A review by lanternheart
A Darker Shade of Magic by V.E. Schwab

5.0

Simply put, this book was a delight to read. For a longtime lover of fantasy who thought the world of adult-audience fantasy had little to offer that seemed new (all sword-fights and post-George-R.R.-Martin-dragons-and-diplomats landscapes), I relished this book, and can't wait to get my hands on the second quite soon!

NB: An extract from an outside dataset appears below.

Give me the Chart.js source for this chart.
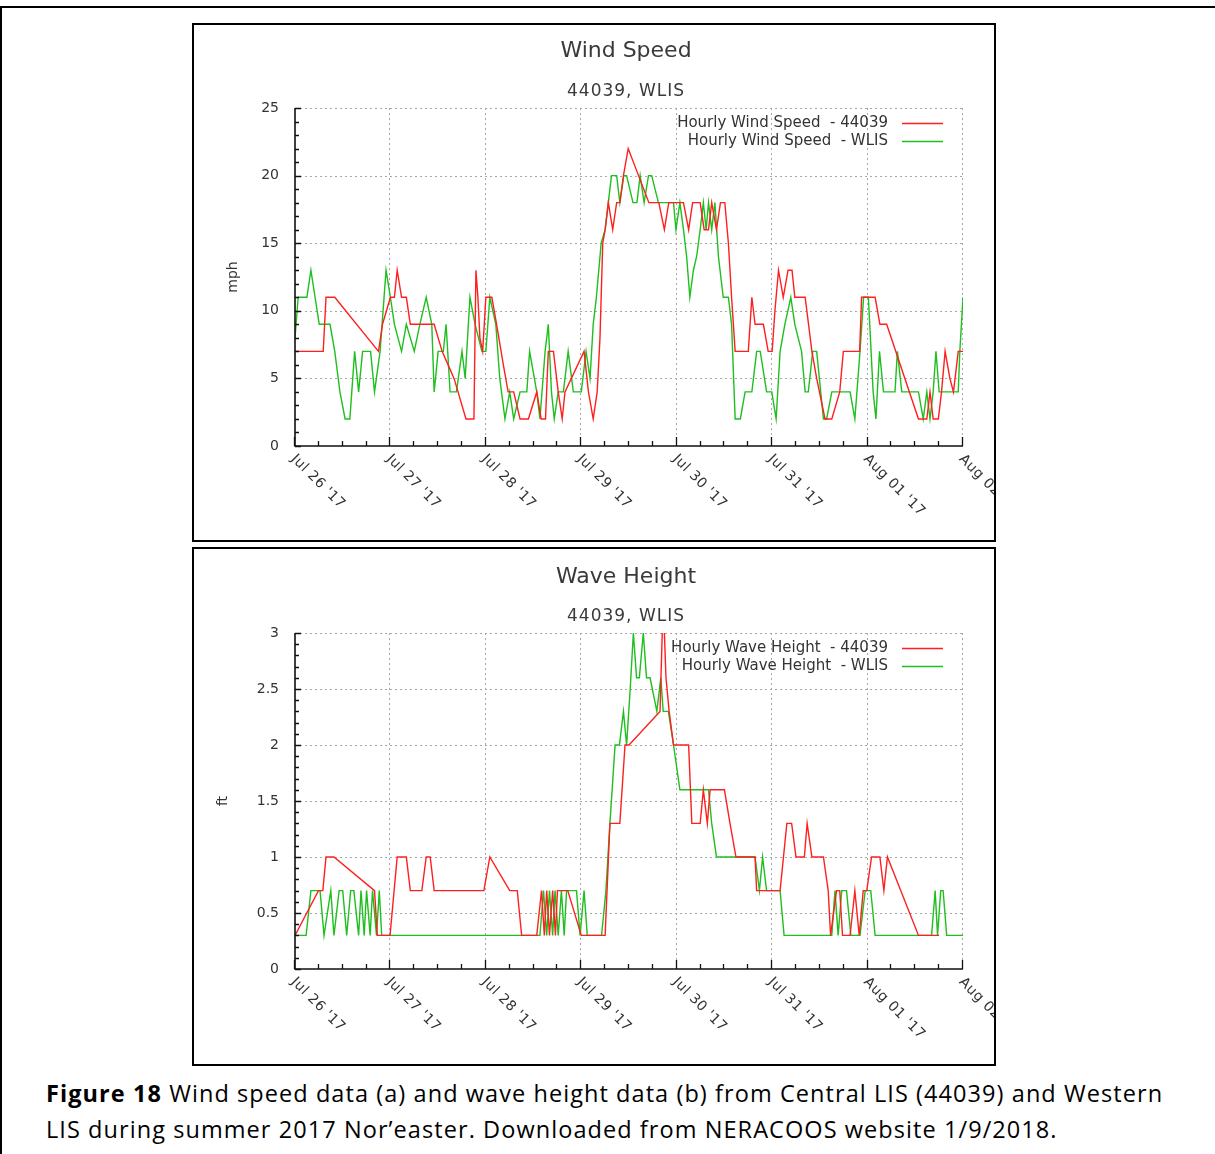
<!DOCTYPE html>
<html>
<head>
<meta charset="utf-8">
<script src="https://cdn.jsdelivr.net/npm/chart.js@4.4.1/dist/chart.umd.min.js"></script>
<style>
html,body{margin:0;padding:0;background:#fff;}
body{width:1215px;height:1154px;overflow:hidden;position:relative;}
#frame{position:absolute;left:0;top:6px;width:1240px;height:1200px;border-top:2px solid #000;border-left:2px solid #000;}
.box{position:absolute;left:192px;width:800px;height:515px;border:2px solid #000;background:#fff;}
#box1{top:23px;}
#box2{top:547px;}
.box canvas{display:block;}
#caption{position:absolute;left:46px;top:1075px;font-family:"Open Sans",sans-serif;font-size:23.5px;line-height:36px;color:#000;white-space:nowrap;}
#caption span{display:inline-block;}
</style>
</head>
<body>
<div id="frame"></div>
<div class="box" id="box1"><canvas id="wind" width="800" height="515"></canvas></div>
<div class="box" id="box2"><canvas id="wave" width="800" height="515"></canvas></div>
<div id="caption"><span id="cap1"><b>Figure 18</b> Wind speed data (a) and wave height data (b) from Central LIS (44039) and Western</span><br><span id="cap2">LIS during summer 2017 Nor’easter. Downloaded from NERACOOS website 1/9/2018.</span></div>
<script>
// ---------- tick labels ----------
const xTickHours = [0, 24, 48, 72, 96, 120, 144, 168];
const xTickLabels = ["Jul 26 '17", "Jul 27 '17", "Jul 28 '17", "Jul 29 '17", "Jul 30 '17", "Jul 31 '17", "Aug 01 '17", "Aug 02 '17"];
const windTicks = [0, 5, 10, 15, 20, 25];
const waveTicks = [0, 0.5, 1, 1.5, 2, 2.5, 3];
const windLegend = ["Hourly Wind Speed  - 44039", "Hourly Wind Speed  - WLIS"];
const waveLegend = ["Hourly Wave Height  - 44039", "Hourly Wave Height  - WLIS"];

// ---------- data (hours since Jul 26 '17 00:00) ----------
const windHours44039 = [0,7.1,7.8,10,21,22,24,25,25.7,26.8,28,29,35,36,37,38.5,40,41,43,45,45.5,46,46.5,47.2,48,49.5,50.7,52.4,53.6,55,56.6,58.7,60.8,61.9,63,63.7,65,66.2,67.2,67.9,72.7,73.8,75,76,76.7,77.4,78,78.8,79.9,80.9,81.7,82.6,83.8,89,91.5,92.9,94,97.7,99,100,101.9,102.9,104,104.8,106,107,108.1,109,109.8,110.7,114,114.9,115.7,117.8,119,120,120.7,121.6,122.8,124,125,125.7,128.3,130,131.2,133.3,135,137,137.9,142,142.5,145.9,147.1,148.8,156.8,158.9,159.7,160.5,161.8,162.6,163.5,164.7,165.6,166.8,168];
const windMph44039 = [7,7,11,11,7,9,11,11,13,11,11,9,9,8,7,6,5,4,2,2,13,11,8,7,11,11,9,6,4,4,2,2,4,2,2,7,7,4,2,4,7,4,2,4,8,15,16,18,16,18,18,20,22,18,18,16,18,18,16,18,18,16,16,18,16,18,18,15,11,7,7,11,9,9,7,7,10,13,11,13,13,11,11,7,5,2,2,4,7,7,11,11,9,9,2,2,4,2,2,4,7,5,4,7,7];

const windHoursWLIS = [0,0.8,3,4,6.1,8.8,10,11.3,12.6,13.8,15,16,17,19,20,21.4,22.9,24,25,26.8,28,30,31.4,33,34.4,35,36,37.3,38,39,40.6,42,42.8,44,45.3,47,48,49,50.5,51.5,52.8,54,55,56.6,58.3,59,60.8,61.6,62.9,63.7,64.5,65.2,66.2,67.5,68.7,70,72,73.2,74.2,75,75.8,77,78,78.8,79.6,80.9,81.7,82.7,83.4,85,86,86.8,87.8,88.9,89.7,91.4,95.2,95.8,96.8,97.7,98.5,99.3,100.2,101,101.9,102.7,103.4,104,104.8,105.6,106.5,107.7,109,109.8,110.7,112,113.2,114.9,116.1,117,118.6,119.9,121,122,123.2,124.7,125.7,127.4,128.3,129.1,130.2,131.2,132.9,133.7,135,139.6,140.8,142.1,143,144.2,145.4,146.1,147,148,150.9,151.5,152.6,156.8,158,158.9,159.7,160.5,161.2,162,166.8,167.2,168];
const windMphWLIS = [8,11,11,13,9,9,7,4,2,2,7,4,7,7,4,7,13,11,9,7,9,7,9,11,9,4,7,7,9,4,4,7,5,11,9,7,7,11,9,5,2,4,2,4,4,7,4,2,7,9,4,2,4,4,7,4,4,7,5,9,11,15,16,18,20,20,18,20,20,18,18,20,18,20,20,18,18,16,18,16,14,11,13,14,16,18,16,18,16,18,14,11,11,9,2,2,4,4,7,7,4,4,2,7,9,11,9,7,4,4,7,7,2,2,4,4,2,7,11,11,4,2,7,4,4,7,4,4,2,4,2,4,7,4,4,7,11];

const waveHours44039 = [0,5.9,7,7.8,9.8,20,20.7,23.9,25.7,28,29,31.9,33,34,35,47.5,49,54,55.9,57,60.8,62,62.7,63.3,64,64.8,65.5,66,68.6,72,78,79.2,81.7,83,84,91.8,92.6,93.3,94.1,95.2,99,99.8,101.9,102.7,103.7,104.4,108,109.4,110.9,115.7,116.1,122,123.7,124.9,126,128.1,128.8,130,132.9,134.1,134.7,136.2,137,137.7,139.6,140.8,141.9,142.9,143.8,145,147.1,148.1,149,156.8,162];
const waveFt44039 = [0.3,0.7,0.7,1,1,0.7,0.3,0.3,1,1,0.7,0.7,1,1,0.7,0.7,1,0.7,0.7,0.3,0.3,0.7,0.3,0.7,0.3,0.7,0.3,0.7,0.7,0.3,0.3,1.3,1.3,2,2,2.3,3.3,2.6,2.3,2,2,1.3,1.3,1.6,1.3,1.6,1.6,1.3,1,1,0.7,0.7,1.3,1.3,1,1,1.3,1,1,0.7,0.3,0.7,0.7,0.3,0.3,0.7,0.3,0.7,0.7,1,1,0.7,1,0.3,0.3];

const waveHoursWLIS = [0,2.8,4,6.3,7.3,9,9.8,11.1,12,13,14,14.8,16,16.6,17.4,18,18.9,19.5,20.5,21.2,21.8,61.6,62.5,63.3,64,64.8,65.4,66.2,67,67.7,68.3,70.8,71.7,72.7,73.5,77.1,78.2,79.2,80.5,81.6,82.6,83.4,84.3,85.1,85.9,86.6,87.6,88.4,89.3,91,92,92.6,93.9,95.2,96.8,104,104.8,106,115.7,116.8,117.6,118.6,122,123,135,135.8,136.6,137.5,138.7,139.8,142.1,143.4,144.8,145.9,160.1,161,161.6,162.4,163,163.9,168];
const waveFtWLIS = [0.3,0.3,0.7,0.7,0.3,0.7,0.3,0.7,0.7,0.3,0.7,0.7,0.3,0.7,0.3,0.7,0.3,0.7,0.3,0.7,0.3,0.3,0.7,0.3,0.7,0.3,0.7,0.3,0.7,0.3,0.7,0.7,0.3,0.7,0.3,0.3,0.7,1.3,2,2,2.3,2,2.5,3,2.6,2.6,3,2.6,2.6,2.3,2.6,2.3,2.3,2,1.6,1.6,1.3,1,1,0.7,1,0.7,0.7,0.3,0.3,0.7,0.3,0.7,0.7,0.3,0.3,0.7,0.7,0.3,0.3,0.7,0.3,0.7,0.7,0.3,0.3];

const RED = '#ff1f1f';
const GREEN = '#1ebf1e';
const TXT = '#333333';
const FONT = '"DejaVu Sans", sans-serif';

// fit caption width to the reference (line 1 ~ 1117px wide)
(function fitCaption(){
  const s1 = document.getElementById('cap1');
  const w = s1.getBoundingClientRect().width;
  const n = s1.textContent.length;
  const ls = (1117 - w) / n;
  document.getElementById('caption').style.letterSpacing = ls.toFixed(2) + 'px';
})();

function pts(hs, vs) { return hs.map((h, i) => ({x: h, y: vs[i]})); }

const gpPlugin = {
  id: 'gp',
  beforeDatasetsDraw(chart, args, o) {
    const ctx = chart.ctx, a = chart.chartArea, x = chart.scales.x, y = chart.scales.y;
    ctx.save();
    ctx.strokeStyle = '#a8a8a8';
    ctx.lineWidth = 1;
    ctx.setLineDash([2, 3]);
    ctx.beginPath();
    xTickHours.forEach(h => {
      if (h === xTickHours[0]) return;
      const px = Math.round(x.getPixelForValue(h)) - 0.5;
      ctx.moveTo(px, a.top); ctx.lineTo(px, a.bottom);
    });
    o.yTicks.forEach(v => {
      if (v === o.yTicks[0]) return;
      const py = Math.round(y.getPixelForValue(v)) + 0.5;
      ctx.moveTo(a.left, py); ctx.lineTo(a.right, py);
    });
    ctx.stroke();
    ctx.restore();
  },
  afterDatasetsDraw(chart, args, o) {
    const ctx = chart.ctx, a = chart.chartArea, x = chart.scales.x, y = chart.scales.y;
    ctx.save();
    // axes
    ctx.strokeStyle = '#111';
    ctx.lineWidth = 1.6;
    ctx.beginPath();
    ctx.moveTo(a.left, a.top); ctx.lineTo(a.left, a.bottom); ctx.lineTo(a.right, a.bottom);
    ctx.stroke();
    // y ticks (major + minor)
    ctx.lineWidth = 1.3;
    ctx.beginPath();
    const yMax = o.yTicks[o.yTicks.length - 1];
    const nMinor = Math.round(yMax / o.minor);
    for (let i = 0; i <= nMinor; i++) {
      const v = i * o.minor;
      const py = Math.round(y.getPixelForValue(v)) + 0.5;
      const major = o.yTicks.some(t => Math.abs(t - v) < 1e-6);
      ctx.moveTo(a.left, py); ctx.lineTo(a.left + (major ? 6 : 4), py);
    }
    // x ticks every 6 hours
    for (let h = 0; h <= 168; h += 6) {
      const px = Math.round(x.getPixelForValue(h)) - 0.5;
      const major = xTickHours.includes(h);
      ctx.moveTo(px, a.bottom); ctx.lineTo(px, a.bottom - (major ? 9 : 5));
    }
    ctx.stroke();
    // x labels, rotated
    ctx.fillStyle = TXT;
    ctx.font = '14px ' + FONT;
    ctx.letterSpacing = '0.5px';
    ctx.textAlign = 'left';
    ctx.textBaseline = 'top';
    xTickHours.forEach((h, i) => {
      const px = x.getPixelForValue(h);
      ctx.save();
      ctx.translate(px + 3, a.bottom + 6);
      ctx.rotate(Math.PI / 4);
      ctx.fillText(xTickLabels[i], 0, 0);
      ctx.restore();
    });
    ctx.letterSpacing = '0px';
    // y title
    ctx.save();
    ctx.translate(o.yTitleX, (a.top + a.bottom) / 2);
    ctx.rotate(-Math.PI / 2);
    ctx.textAlign = 'center';
    ctx.textBaseline = 'middle';
    ctx.font = '14px ' + FONT;
    ctx.fillText(o.yTitle, 0, 0);
    ctx.restore();
    // title + subtitle
    ctx.textAlign = 'center';
    ctx.textBaseline = 'middle';
    ctx.fillStyle = '#3a3a3a';
    ctx.font = '22px ' + FONT;
    ctx.fillText(o.title, o.titleX, o.titleY);
    ctx.font = '17px ' + FONT;
    ctx.letterSpacing = '1px';
    ctx.fillText(o.subtitle, o.titleX, o.subY);
    ctx.letterSpacing = '0px';
    // legend
    ctx.font = '15px ' + FONT;
    ctx.textAlign = 'right';
    ctx.fillStyle = TXT;
    o.legend.forEach((t, i) => {
      const ly = o.legendY + i * 18;
      ctx.fillText(t, o.legendTextX, ly);
      ctx.strokeStyle = o.colors[i];
      ctx.lineWidth = 1.5;
      ctx.beginPath();
      ctx.moveTo(o.legendLineX0, ly + 0.5); ctx.lineTo(o.legendLineX1, ly + 0.5);
      ctx.stroke();
    });
    ctx.restore();
  }
};

function makeChart(id, ds, yMax, yTicks, minor, opts, padTop, padBottom) {
  return new Chart(document.getElementById(id), {
    type: 'line',
    data: { datasets: ds },
    plugins: [gpPlugin],
    options: {
      responsive: false,
      animation: false,
      parsing: false,
      normalized: true,
      layout: { padding: { top: padTop, bottom: padBottom, left: 0, right: 31 } },
      elements: { point: { radius: 0 }, line: { tension: 0 } },
      scales: {
        x: {
          type: 'linear', min: 0, max: 168,
          grid: { display: false, drawTicks: false },
          border: { display: false },
          ticks: { display: false },
          afterFit(s) { s.height = 0; }
        },
        y: {
          type: 'linear', min: 0, max: yMax,
          afterBuildTicks(s) { s.ticks = yTicks.map(v => ({value: v})); },
          grid: { display: false, drawTicks: false },
          border: { display: false },
          ticks: { color: TXT, padding: 16, font: { family: FONT, size: 14 }, callback: v => String(v) },
          afterFit(s) { s.width = 101; }
        }
      },
      plugins: {
        legend: { display: false },
        title: { display: false },
        tooltip: { enabled: false },
        gp: Object.assign({ yTicks: yTicks, minor: minor }, opts)
      }
    }
  });
}

makeChart('wind', [
  { label: windLegend[0], data: pts(windHours44039, windMph44039), borderColor: RED, borderWidth: 1.4 },
  { label: windLegend[1], data: pts(windHoursWLIS, windMphWLIS), borderColor: GREEN, borderWidth: 1.4 }
], 25, windTicks, 1, {
  title: 'Wind Speed', subtitle: '44039, WLIS', titleX: 432, titleY: 26, subY: 67,
  yTitle: 'mph', yTitleX: 39,
  legend: windLegend, colors: [RED, GREEN], legendY: 98, legendTextX: 694, legendLineX0: 708, legendLineX1: 749
}, 83, 94);

makeChart('wave', [
  { label: waveLegend[0], data: pts(waveHours44039, waveFt44039), borderColor: RED, borderWidth: 1.4 },
  { label: waveLegend[1], data: pts(waveHoursWLIS, waveFtWLIS), borderColor: GREEN, borderWidth: 1.4 }
], 3, waveTicks, 0.1, {
  title: 'Wave Height', subtitle: '44039, WLIS', titleX: 432, titleY: 28, subY: 68,
  yTitle: 'ft', yTitleX: 29,
  legend: waveLegend, colors: [RED, GREEN], legendY: 99, legendTextX: 694, legendLineX0: 708, legendLineX1: 749
}, 84, 95);
</script>
</body>
</html>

One of the many things I loved about Schwab's writing, and the only one I shall go into detail about, was the development of the dynamic between Kell and Lila. Not only was it slow-paced, given time to grow despite the book's relative quick-paced action, but it was fully allowed to do so. In comparison to much young adult fantasy, or even adult-audience fantasy, that I've read before and become disappointed with, Kell and Lila's friendship was allowed to develop and ally itself before the book ended, before they'd even kissed (twice). Though the book ends with the two having kissed and found something of "feelings" for one another, it does not overly throw the two into this newfound relationship: they aren't professing starry-eyed love for each other and only each other, having sex like it's the end of the world, or already thinking about growing old together. This is a new relationship, a new friendship, and it's allowed to be such through Schwab's writing.

The characters are believably, achingly human (even if they're Antari - shush, allow me a metaphor), partially because despite their fantastical settings, they share our struggles. How much of power, when given to us, is a good thing, is found in the stone. Lila's desire to escape her mundane life in Grey London is a slice of our own desire, as readers, to escape into Schwab's lushly painted and power-tainted landscape, and the author allows us to get carried alongside her and an ever-increasingly richly developed Kell. I'll admit, I thought he would be one-dimensional at the book's beginning, and I was struck at the end by just how wrong that initial assumption had been.

I ate this book up, and I cannot wait to devour the next. I know I'll be eagerly gunning for my library card tomorrow.